## Written problem
Make an exact copy of the data below, leaving out every picture.

------ Material

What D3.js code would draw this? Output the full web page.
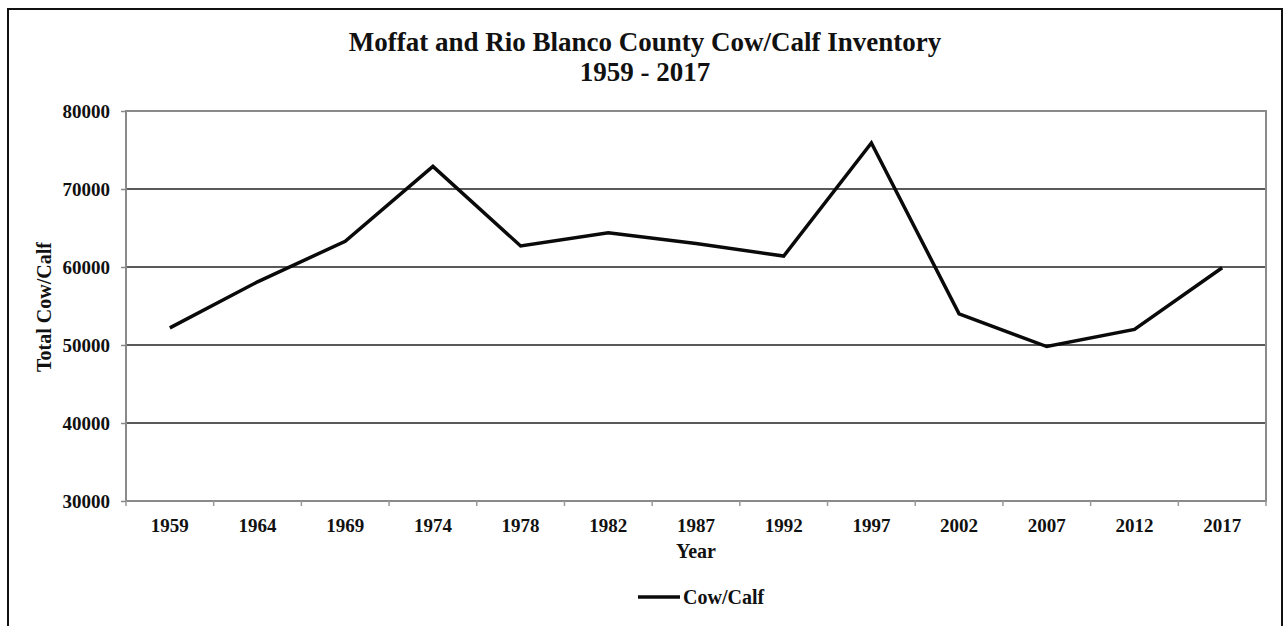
<!DOCTYPE html>
<html>
<head>
<meta charset="utf-8">
<script src="https://cdn.jsdelivr.net/npm/d3@7"></script>
<style>
  html, body { margin: 0; padding: 0; background: #fff; }
  svg { display: block; }
  text { font-family: "Liberation Serif", "Times New Roman", serif; font-weight: bold; fill: #111; }
</style>
</head>
<body>
<svg id="chart" width="1285" height="626"></svg>
<script>
// Census years and cow/calf head counts
const years = ["1959", "1964", "1969", "1974", "1978", "1982", "1987", "1992", "1997", "2002", "2007", "2012", "2017"];
const cowCalf = [52200, 58100, 63300, 72900, 62700, 64400, 63000, 61400, 75900, 54000, 49800, 52000, 59900];
const yTicks = [30000, 40000, 50000, 60000, 70000, 80000];

const svg = d3.select("#chart");
const frame = { left: 8, top: 9, right: 1282 };
const plot = { left: 126, top: 111, right: 1266, bottom: 501 };
const frameMid = (frame.left + frame.right) / 2;

// outer chart frame (runs past the bottom edge)
svg.append("rect")
  .attr("x", frame.left).attr("y", frame.top)
  .attr("width", frame.right - frame.left).attr("height", 640)
  .attr("fill", "none").attr("stroke", "#111").attr("stroke-width", 2);

const x = d3.scaleBand().domain(years).range([plot.left, plot.right]).paddingInner(0).paddingOuter(0);
const y = d3.scaleLinear().domain([30000, 80000]).range([plot.bottom, plot.top]);

// horizontal gridlines
svg.append("g")
  .selectAll("line")
  .data(yTicks.filter(v => v > 30000 && v < 80000))
  .join("line")
  .attr("x1", plot.left).attr("x2", plot.right)
  .attr("y1", d => y(d)).attr("y2", d => y(d))
  .attr("stroke", "#222").attr("stroke-width", 1.6);

// plot frame
svg.append("rect")
  .attr("x", plot.left).attr("y", plot.top)
  .attr("width", plot.right - plot.left).attr("height", plot.bottom - plot.top)
  .attr("fill", "none").attr("stroke", "#8a8a8a").attr("stroke-width", 2);

// y axis
const yAxis = d3.axisLeft(y).tickValues(yTicks).tickSize(5).tickPadding(11).tickFormat(d3.format("d"));
const gy = svg.append("g").attr("transform", `translate(${plot.left},0)`).call(yAxis);
gy.select(".domain").remove();
gy.selectAll(".tick line").attr("stroke", "#888").attr("stroke-width", 1.5);
gy.selectAll(".tick text").style("font-size", "19px").style("font-family", "Liberation Serif").style("font-weight", "bold").attr("fill", "#111");

// x axis: ticks sit on category boundaries
const gx = svg.append("g").attr("transform", `translate(0,${plot.bottom})`);
gx.selectAll("line.bound")
  .data(years.map(d => x(d)).concat([plot.right]))
  .join("line")
  .attr("class", "bound")
  .attr("x1", d => d).attr("x2", d => d)
  .attr("y1", 0).attr("y2", 5)
  .attr("stroke", "#999").attr("stroke-width", 1.5);
gx.selectAll("text.cat")
  .data(years)
  .join("text")
  .attr("class", "cat")
  .attr("x", d => x(d) + x.bandwidth() / 2)
  .attr("y", 31)
  .attr("text-anchor", "middle")
  .style("font-size", "19px")
  .text(d => d);

// axis titles
svg.append("text")
  .attr("transform", `translate(51,${307}) rotate(-90)`)
  .attr("text-anchor", "middle")
  .style("font-size", "20px")
  .text("Total Cow/Calf");
svg.append("text")
  .attr("x", (plot.left + plot.right) / 2).attr("y", 558)
  .attr("text-anchor", "middle")
  .style("font-size", "20px")
  .text("Year");

// title
svg.append("text")
  .attr("x", frameMid).attr("y", 51)
  .attr("text-anchor", "middle")
  .style("font-size", "27px")
  .text("Moffat and Rio Blanco County Cow/Calf Inventory");
svg.append("text")
  .attr("x", frameMid).attr("y", 81)
  .attr("text-anchor", "middle")
  .style("font-size", "27px")
  .text("1959 - 2017");

// series line
const line = d3.line()
  .x((d, i) => x(years[i]) + x.bandwidth() / 2)
  .y(d => y(d));
svg.append("path")
  .datum(cowCalf)
  .attr("d", line)
  .attr("fill", "none")
  .attr("stroke", "#0a0a0a")
  .attr("stroke-width", 3.5)
  .attr("stroke-linejoin", "miter");

// legend
const lg = svg.append("g").attr("transform", "translate(638,597)");
lg.append("line").attr("x1", 0).attr("x2", 42).attr("y1", 0).attr("y2", 0)
  .attr("stroke", "#0a0a0a").attr("stroke-width", 3.5);
lg.append("text").attr("x", 45).attr("y", 6.5)
  .style("font-size", "20px")
  .text("Cow/Calf");
</script>
</body>
</html>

------------

## Exercise output
What D3.js code would draw this? Output the full web page.
<!DOCTYPE html>
<html>
<head>
<meta charset="utf-8">
<script src="https://cdn.jsdelivr.net/npm/d3@7"></script>
<style>
  html, body { margin: 0; padding: 0; background: #fff; }
  svg { display: block; }
  text { font-family: "Liberation Serif", "Times New Roman", serif; font-weight: bold; fill: #111; }
</style>
</head>
<body>
<svg id="chart" width="1285" height="626"></svg>
<script>
// Census years and cow/calf head counts
const years = ["1959", "1964", "1969", "1974", "1978", "1982", "1987", "1992", "1997", "2002", "2007", "2012", "2017"];
const cowCalf = [52200, 58100, 63300, 72900, 62700, 64400, 63000, 61400, 75900, 54000, 49800, 52000, 59900];
const yTicks = [30000, 40000, 50000, 60000, 70000, 80000];

const svg = d3.select("#chart");
const frame = { left: 8, top: 9, right: 1282 };
const plot = { left: 126, top: 111, right: 1266, bottom: 501 };
const frameMid = (frame.left + frame.right) / 2;

// outer chart frame (runs past the bottom edge)
svg.append("rect")
  .attr("x", frame.left).attr("y", frame.top)
  .attr("width", frame.right - frame.left).attr("height", 640)
  .attr("fill", "none").attr("stroke", "#111").attr("stroke-width", 2);

const x = d3.scaleBand().domain(years).range([plot.left, plot.right]).paddingInner(0).paddingOuter(0);
const y = d3.scaleLinear().domain([30000, 80000]).range([plot.bottom, plot.top]);

// horizontal gridlines
svg.append("g")
  .selectAll("line")
  .data(yTicks.filter(v => v > 30000 && v < 80000))
  .join("line")
  .attr("x1", plot.left).attr("x2", plot.right)
  .attr("y1", d => y(d)).attr("y2", d => y(d))
  .attr("stroke", "#222").attr("stroke-width", 1.6);

// plot frame
svg.append("rect")
  .attr("x", plot.left).attr("y", plot.top)
  .attr("width", plot.right - plot.left).attr("height", plot.bottom - plot.top)
  .attr("fill", "none").attr("stroke", "#8a8a8a").attr("stroke-width", 2);

// y axis
const yAxis = d3.axisLeft(y).tickValues(yTicks).tickSize(5).tickPadding(11).tickFormat(d3.format("d"));
const gy = svg.append("g").attr("transform", `translate(${plot.left},0)`).call(yAxis);
gy.select(".domain").remove();
gy.selectAll(".tick line").attr("stroke", "#888").attr("stroke-width", 1.5);
gy.selectAll(".tick text").style("font-size", "19px").style("font-family", "Liberation Serif").style("font-weight", "bold").attr("fill", "#111");

// x axis: ticks sit on category boundaries
const gx = svg.append("g").attr("transform", `translate(0,${plot.bottom})`);
gx.selectAll("line.bound")
  .data(years.map(d => x(d)).concat([plot.right]))
  .join("line")
  .attr("class", "bound")
  .attr("x1", d => d).attr("x2", d => d)
  .attr("y1", 0).attr("y2", 5)
  .attr("stroke", "#999").attr("stroke-width", 1.5);
gx.selectAll("text.cat")
  .data(years)
  .join("text")
  .attr("class", "cat")
  .attr("x", d => x(d) + x.bandwidth() / 2)
  .attr("y", 31)
  .attr("text-anchor", "middle")
  .style("font-size", "19px")
  .text(d => d);

// axis titles
svg.append("text")
  .attr("transform", `translate(51,${307}) rotate(-90)`)
  .attr("text-anchor", "middle")
  .style("font-size", "20px")
  .text("Total Cow/Calf");
svg.append("text")
  .attr("x", (plot.left + plot.right) / 2).attr("y", 558)
  .attr("text-anchor", "middle")
  .style("font-size", "20px")
  .text("Year");

// title
svg.append("text")
  .attr("x", frameMid).attr("y", 51)
  .attr("text-anchor", "middle")
  .style("font-size", "27px")
  .text("Moffat and Rio Blanco County Cow/Calf Inventory");
svg.append("text")
  .attr("x", frameMid).attr("y", 81)
  .attr("text-anchor", "middle")
  .style("font-size", "27px")
  .text("1959 - 2017");

// series line
const line = d3.line()
  .x((d, i) => x(years[i]) + x.bandwidth() / 2)
  .y(d => y(d));
svg.append("path")
  .datum(cowCalf)
  .attr("d", line)
  .attr("fill", "none")
  .attr("stroke", "#0a0a0a")
  .attr("stroke-width", 3.5)
  .attr("stroke-linejoin", "miter");

// legend
const lg = svg.append("g").attr("transform", "translate(638,597)");
lg.append("line").attr("x1", 0).attr("x2", 42).attr("y1", 0).attr("y2", 0)
  .attr("stroke", "#0a0a0a").attr("stroke-width", 3.5);
lg.append("text").attr("x", 45).attr("y", 6.5)
  .style("font-size", "20px")
  .text("Cow/Calf");
</script>
</body>
</html>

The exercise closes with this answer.